Neutron Stars Behave Like Filling In Chocolates, New Study Says

Scientists know little about the interior of neutron stars, which contain about a Sun's worth of mass packed in a sphere the size of a large city. Now, a new study says that neutron stars behave like fillings of chocolates. A neutron star is the dense, collapsed core of a massive star that exploded as a supernova, and is the densest object astronomers can observe directly. Since the discovery of neutron stars more than 60 years ago, scientists have been trying to decipher their structure. Simulating the extreme conditions inside neutron stars has been difficult because they can hardly be recreated on Earth in the laboratory. 

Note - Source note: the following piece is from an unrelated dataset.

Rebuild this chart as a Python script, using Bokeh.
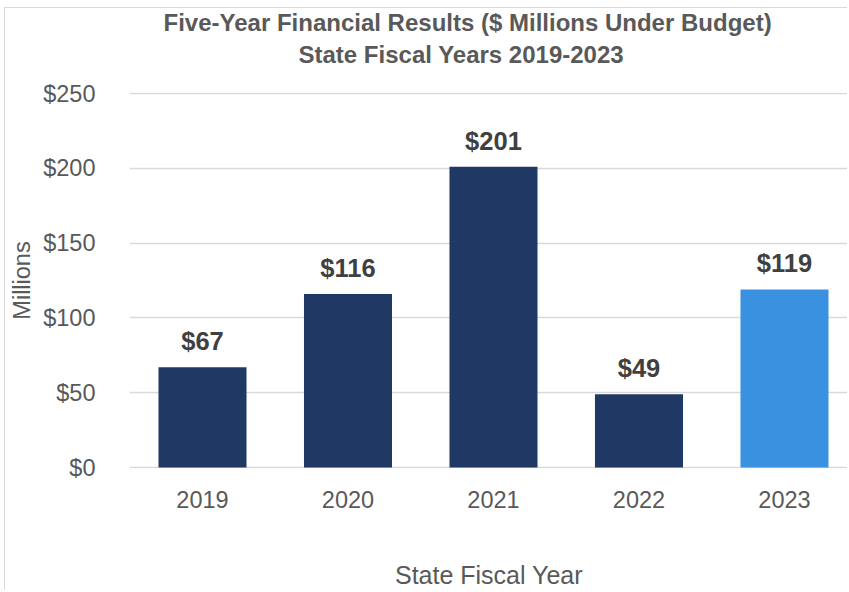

Using equations of state, one can create models and describe properties such as density and temperature. An equation of state is an equation describing the state of matter and showing the relationship between physical conditions such as pressure, temperature, volume and internal energy. Scientists from Goethe University Frankfurt have used these equations to describe the structure of neutron stars from the stellar surface to the inner core.

The study describing the findings was recently published in The Astrophysical Journal Letters. 

Neutron stars behave like chocolate pralines

According to the study, neutron stars behave like chocolate pralines. A praline is a sweet substance made from nuts cooked in boiling water, and is used in desserts and as a filling for chocolates. A team of researchers, including physicists at Goethe University Frankfurt, and led by Professor Luciano Rezzolla at the Institute of Theoretical Physics, developed more than a million different equations of state. These equations satisfy the constraints set by data obtained from theoretical nuclear physics and astronomical observations, a statement released by Goethe University Frankfurt said.

Heavy and light neutron stars have cores and mantles of different types

The working group made a surprising discovery while evaluating the equations of state. They observed that light neutron stars, which are the neutron stars with masses smaller than about 1.7 solar masses, seem to have a soft mantle and a stiff core. On the other hand, heavy neutron stars, with masses larger than 1.7 solar masses, have a stiff mantle and a soft core. 

In the statement, Professor Luciano Rezzolla said the result is very interesting because it gives scientists a direct measure of how compressible the centre of neutron stars can be. 

Neutron stars can behave like hazelnut chocolates or those with a soft filling

Rezzolla explained that neutron stars apparently behave a bit like chocolate pralines. He said light stars resemble those chocolates that have a hazelnut in their centre, surrounded by soft chocolate, while heavy stars can be considered more like those chocolates where a hard layer contains a soft filling. 

Study used speed of sound to determine the structure of neutron stars

The speed of sound was crucial to this insight, because the quantity measure describes how fast sound waves propagate within an object, and depends on how stiff or soft matter is. On Earth, the speed of sound is used to explore the interior of the planet and discover oil deposits. 

The physicists modelled the equations of state and uncovered other previously unexplained properties of neutron stars. For instance, neutron stars probably have a radius of only 12 kilometres, regardless of their mass. Therefore, neutron stars are just as large in diameter as Goethe University's hometown Frankfurt, the statement says. 

Significance of the study

Dr Christian Ecker, one of the authors on the paper, said Goethe University's extensive numerical study not only allows researchers to make predictions for the radii and maximum masses of neutron stars. Researchers can also set limits on the deformability of neutron stars in binary systems, which refers to how strongly neutron stars distort each other through their gravitational fields. 

These insights are beneficial because they help pinpoint the unknown equation of state with future astronomical observations and detections of gravitational waves from merging stars, Dr Ecker said. 

Goethe University Frankfurt said that while the exact structure and composition of matter inside neutron stars continues to remain a mystery, the wait until its discovery can certainly be sweetened with a chocolate or two.